Tanto Gustavo Petro como Andrés Manuel López Obrador tienen un historial de conflictos con los demás poderes públicos cuando cada uno fue alcalde
En esa estrategia de moderación, como en otras cosas, Chávez no inventó el agua tibia, sólo copió a su maestro, Fidel Castro Ruz. En enero de 1959 Fidel bajó de Sierra Maestra con la imagen de la Virgen de la Caridad del Cobre colgada en el cuello y prometiendo elecciones libres en un plazo perentorio. Ya sabemos que nunca cumplió el compromiso, pero se buscó una buena coartada para justificarse.

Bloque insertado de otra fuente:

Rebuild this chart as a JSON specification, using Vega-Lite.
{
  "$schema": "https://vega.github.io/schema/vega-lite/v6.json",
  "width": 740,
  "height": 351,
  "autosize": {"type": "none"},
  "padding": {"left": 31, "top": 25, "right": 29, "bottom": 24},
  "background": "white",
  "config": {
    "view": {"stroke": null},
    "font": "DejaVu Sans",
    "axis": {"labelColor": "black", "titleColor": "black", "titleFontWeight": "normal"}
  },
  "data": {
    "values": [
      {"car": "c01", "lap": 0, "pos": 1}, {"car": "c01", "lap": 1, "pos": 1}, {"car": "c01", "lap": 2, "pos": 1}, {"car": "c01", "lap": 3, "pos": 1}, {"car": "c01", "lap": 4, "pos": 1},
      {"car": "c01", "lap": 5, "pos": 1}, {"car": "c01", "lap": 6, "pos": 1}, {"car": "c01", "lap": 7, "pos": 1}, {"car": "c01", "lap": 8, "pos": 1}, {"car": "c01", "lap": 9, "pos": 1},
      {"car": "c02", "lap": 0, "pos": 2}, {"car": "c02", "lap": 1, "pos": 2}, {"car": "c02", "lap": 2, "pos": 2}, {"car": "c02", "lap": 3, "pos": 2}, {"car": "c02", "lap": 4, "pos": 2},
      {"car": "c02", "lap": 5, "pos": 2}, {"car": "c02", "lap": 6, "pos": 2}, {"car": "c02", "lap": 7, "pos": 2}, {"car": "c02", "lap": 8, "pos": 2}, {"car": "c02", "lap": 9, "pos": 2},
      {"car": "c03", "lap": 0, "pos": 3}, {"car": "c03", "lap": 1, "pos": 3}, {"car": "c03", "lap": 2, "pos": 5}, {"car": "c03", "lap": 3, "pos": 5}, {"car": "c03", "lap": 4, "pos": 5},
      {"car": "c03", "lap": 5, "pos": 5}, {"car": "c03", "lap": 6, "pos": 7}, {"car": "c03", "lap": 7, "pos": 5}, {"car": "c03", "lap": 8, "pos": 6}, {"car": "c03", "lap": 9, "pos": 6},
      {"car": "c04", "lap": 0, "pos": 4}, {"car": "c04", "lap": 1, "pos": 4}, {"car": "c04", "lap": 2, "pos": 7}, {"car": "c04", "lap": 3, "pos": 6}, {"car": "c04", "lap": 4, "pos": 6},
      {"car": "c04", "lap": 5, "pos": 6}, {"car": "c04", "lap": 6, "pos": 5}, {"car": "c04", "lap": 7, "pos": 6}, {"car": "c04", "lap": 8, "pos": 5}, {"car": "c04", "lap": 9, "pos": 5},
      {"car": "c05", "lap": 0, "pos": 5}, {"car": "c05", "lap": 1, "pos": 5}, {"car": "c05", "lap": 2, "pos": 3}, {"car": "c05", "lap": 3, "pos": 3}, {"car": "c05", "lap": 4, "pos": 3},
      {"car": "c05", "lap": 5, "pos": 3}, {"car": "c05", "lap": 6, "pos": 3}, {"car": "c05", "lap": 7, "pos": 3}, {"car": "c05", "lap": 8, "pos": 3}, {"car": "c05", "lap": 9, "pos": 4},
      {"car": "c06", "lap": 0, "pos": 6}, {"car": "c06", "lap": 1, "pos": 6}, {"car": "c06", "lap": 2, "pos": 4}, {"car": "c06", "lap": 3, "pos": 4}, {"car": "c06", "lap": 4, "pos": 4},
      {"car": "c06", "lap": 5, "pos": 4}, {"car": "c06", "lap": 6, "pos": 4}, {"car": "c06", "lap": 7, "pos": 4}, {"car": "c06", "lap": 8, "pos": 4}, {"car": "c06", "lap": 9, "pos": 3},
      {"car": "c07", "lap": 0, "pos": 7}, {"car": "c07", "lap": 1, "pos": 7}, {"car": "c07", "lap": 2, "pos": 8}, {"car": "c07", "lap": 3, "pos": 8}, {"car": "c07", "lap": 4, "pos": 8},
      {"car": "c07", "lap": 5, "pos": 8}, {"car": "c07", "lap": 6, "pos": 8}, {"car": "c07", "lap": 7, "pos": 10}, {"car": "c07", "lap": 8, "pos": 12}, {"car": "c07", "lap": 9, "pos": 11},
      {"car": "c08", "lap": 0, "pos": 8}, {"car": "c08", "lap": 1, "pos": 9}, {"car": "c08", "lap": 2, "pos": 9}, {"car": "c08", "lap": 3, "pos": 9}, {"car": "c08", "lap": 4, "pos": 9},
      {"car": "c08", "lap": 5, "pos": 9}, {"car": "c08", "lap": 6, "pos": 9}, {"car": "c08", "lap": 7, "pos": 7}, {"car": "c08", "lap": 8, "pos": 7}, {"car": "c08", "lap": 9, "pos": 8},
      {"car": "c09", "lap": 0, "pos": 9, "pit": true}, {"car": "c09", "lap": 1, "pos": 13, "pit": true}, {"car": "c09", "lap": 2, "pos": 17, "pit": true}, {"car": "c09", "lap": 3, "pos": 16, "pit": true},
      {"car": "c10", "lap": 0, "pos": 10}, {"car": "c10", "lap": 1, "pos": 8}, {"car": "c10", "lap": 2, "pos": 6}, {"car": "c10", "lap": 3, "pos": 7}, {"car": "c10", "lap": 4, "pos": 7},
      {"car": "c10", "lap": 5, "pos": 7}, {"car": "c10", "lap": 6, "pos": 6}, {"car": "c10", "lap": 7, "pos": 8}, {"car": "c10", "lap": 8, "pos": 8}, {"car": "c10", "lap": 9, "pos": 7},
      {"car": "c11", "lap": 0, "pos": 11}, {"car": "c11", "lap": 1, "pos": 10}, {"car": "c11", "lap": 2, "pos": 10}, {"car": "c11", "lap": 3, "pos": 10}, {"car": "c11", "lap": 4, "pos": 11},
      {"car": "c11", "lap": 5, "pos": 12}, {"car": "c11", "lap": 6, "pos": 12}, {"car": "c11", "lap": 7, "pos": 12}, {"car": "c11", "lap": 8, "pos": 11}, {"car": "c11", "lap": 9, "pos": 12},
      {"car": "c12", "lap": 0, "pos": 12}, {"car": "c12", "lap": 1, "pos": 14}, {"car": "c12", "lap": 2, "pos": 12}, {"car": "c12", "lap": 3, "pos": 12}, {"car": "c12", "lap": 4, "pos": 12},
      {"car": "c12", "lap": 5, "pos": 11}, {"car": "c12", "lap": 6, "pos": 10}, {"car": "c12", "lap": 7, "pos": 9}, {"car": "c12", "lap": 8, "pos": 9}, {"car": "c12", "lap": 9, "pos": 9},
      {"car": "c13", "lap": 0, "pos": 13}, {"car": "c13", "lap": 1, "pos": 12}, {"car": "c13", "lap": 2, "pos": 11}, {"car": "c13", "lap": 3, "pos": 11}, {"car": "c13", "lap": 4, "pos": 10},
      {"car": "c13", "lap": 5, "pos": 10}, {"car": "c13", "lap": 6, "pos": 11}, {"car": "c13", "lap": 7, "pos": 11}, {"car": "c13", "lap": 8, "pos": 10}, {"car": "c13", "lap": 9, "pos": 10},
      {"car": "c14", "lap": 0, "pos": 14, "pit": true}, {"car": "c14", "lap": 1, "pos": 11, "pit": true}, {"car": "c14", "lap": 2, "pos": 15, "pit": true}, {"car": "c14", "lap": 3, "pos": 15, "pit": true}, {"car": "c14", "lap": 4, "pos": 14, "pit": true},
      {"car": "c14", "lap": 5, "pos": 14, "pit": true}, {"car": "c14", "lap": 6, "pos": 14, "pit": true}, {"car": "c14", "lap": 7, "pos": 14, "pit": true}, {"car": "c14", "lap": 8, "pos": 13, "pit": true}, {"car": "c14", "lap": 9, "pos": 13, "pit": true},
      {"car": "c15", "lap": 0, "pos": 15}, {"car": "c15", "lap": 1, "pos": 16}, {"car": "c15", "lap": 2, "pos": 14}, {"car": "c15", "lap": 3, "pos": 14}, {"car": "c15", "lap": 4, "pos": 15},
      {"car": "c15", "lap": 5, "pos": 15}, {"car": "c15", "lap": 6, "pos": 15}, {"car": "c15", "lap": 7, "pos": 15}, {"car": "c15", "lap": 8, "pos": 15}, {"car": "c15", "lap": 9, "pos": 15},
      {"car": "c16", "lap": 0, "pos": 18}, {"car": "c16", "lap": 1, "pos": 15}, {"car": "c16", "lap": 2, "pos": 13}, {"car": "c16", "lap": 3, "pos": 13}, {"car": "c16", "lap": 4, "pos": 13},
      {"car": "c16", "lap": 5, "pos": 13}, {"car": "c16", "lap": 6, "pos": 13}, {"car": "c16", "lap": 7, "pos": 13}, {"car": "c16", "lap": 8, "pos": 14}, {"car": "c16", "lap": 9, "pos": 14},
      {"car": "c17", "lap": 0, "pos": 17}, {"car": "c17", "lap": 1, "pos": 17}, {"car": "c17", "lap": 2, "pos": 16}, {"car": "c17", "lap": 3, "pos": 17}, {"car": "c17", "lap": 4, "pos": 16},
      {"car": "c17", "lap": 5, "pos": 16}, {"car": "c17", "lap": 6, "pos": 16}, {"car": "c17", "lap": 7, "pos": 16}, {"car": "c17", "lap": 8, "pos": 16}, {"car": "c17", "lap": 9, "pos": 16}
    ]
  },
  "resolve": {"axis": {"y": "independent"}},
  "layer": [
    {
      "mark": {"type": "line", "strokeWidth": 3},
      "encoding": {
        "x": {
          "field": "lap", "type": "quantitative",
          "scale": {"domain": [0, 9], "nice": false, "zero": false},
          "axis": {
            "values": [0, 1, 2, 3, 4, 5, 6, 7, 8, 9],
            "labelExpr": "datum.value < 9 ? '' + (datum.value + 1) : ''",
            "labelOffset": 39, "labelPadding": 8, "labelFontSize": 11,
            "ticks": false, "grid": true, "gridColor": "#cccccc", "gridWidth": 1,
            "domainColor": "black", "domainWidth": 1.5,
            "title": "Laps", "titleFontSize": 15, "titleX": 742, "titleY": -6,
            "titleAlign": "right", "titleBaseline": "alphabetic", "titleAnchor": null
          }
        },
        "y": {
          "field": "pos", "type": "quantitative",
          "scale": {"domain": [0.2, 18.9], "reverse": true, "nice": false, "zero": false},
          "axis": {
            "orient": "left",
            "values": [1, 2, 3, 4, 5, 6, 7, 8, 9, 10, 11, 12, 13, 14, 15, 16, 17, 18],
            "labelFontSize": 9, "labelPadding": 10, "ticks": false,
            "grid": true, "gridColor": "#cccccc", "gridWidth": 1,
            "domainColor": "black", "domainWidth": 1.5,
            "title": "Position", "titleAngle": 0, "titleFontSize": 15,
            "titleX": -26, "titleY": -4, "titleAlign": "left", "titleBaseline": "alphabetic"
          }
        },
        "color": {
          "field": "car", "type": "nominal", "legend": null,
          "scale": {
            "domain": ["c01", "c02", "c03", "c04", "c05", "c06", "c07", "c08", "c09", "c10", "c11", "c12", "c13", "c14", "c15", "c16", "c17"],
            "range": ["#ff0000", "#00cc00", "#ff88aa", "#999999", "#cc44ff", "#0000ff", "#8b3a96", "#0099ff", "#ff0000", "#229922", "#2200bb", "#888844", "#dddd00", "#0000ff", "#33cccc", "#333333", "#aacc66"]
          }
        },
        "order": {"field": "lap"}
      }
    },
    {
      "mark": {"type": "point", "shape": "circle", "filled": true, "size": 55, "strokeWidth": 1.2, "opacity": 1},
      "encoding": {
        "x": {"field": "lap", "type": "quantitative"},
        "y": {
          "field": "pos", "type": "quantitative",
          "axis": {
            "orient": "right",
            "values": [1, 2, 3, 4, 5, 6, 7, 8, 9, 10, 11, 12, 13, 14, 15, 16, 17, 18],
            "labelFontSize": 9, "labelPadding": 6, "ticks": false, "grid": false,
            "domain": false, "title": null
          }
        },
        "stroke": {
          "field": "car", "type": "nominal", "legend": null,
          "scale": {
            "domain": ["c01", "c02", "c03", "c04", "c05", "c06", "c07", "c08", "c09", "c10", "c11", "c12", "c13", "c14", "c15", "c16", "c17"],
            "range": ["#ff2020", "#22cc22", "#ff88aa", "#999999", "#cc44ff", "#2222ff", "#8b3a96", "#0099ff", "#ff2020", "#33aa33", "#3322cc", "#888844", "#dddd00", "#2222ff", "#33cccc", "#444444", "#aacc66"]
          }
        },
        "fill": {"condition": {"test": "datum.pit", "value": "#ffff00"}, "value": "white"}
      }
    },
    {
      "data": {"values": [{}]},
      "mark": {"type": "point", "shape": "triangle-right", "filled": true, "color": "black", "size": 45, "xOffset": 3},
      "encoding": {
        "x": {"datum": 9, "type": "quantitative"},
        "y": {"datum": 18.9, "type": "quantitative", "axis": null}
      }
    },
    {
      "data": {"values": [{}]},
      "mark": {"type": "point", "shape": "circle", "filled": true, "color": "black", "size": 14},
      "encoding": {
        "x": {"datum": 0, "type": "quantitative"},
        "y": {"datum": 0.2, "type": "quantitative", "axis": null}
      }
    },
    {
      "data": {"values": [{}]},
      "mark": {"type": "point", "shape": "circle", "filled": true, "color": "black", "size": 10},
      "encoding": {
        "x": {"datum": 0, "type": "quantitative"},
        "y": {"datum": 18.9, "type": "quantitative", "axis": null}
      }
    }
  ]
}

Tanto Gustavo Petro como Andrés Manuel López Obrador tienen un historial de conflictos con los demás poderes públicos cuando cada uno fue jefe de gobierno (alcalde) de las ciudades capitales de sus respectivos países; no es para nada atrevido presumir que acaricien las ventajas que una vez en el poder les puede dar una Constituyente.
Como lo ha sido en el caso del expresidente (y por ahora frustrado candidato presidencial) Luiz Inácio Lula Da Silva, que en vista de la férrea oposición del sistema político brasileño también llegó a ofrecer la misma fórmula recientemente. No hay casualidades.
La principal diferencia entre el expresidente uruguayo Pepe Mujica y ellos, es que el exguerrillero no podía perpetuarse en el poder.
Es muy difícil que Petro o AMLO puedan hacer en sus países lo que hicieron Hugo Chávez y Nicolás Maduro, por dos razones: una es el petróleo. Venezuela es un petro-Estado. Otra: los adversarios están prevenidos.
Pero en los respectivos intentos pueden provocar tremendos y lamentables estropicios, que harán perfectamente posible que los temores del Premio Nobel Mario Vargas Llosa se hagan realidad.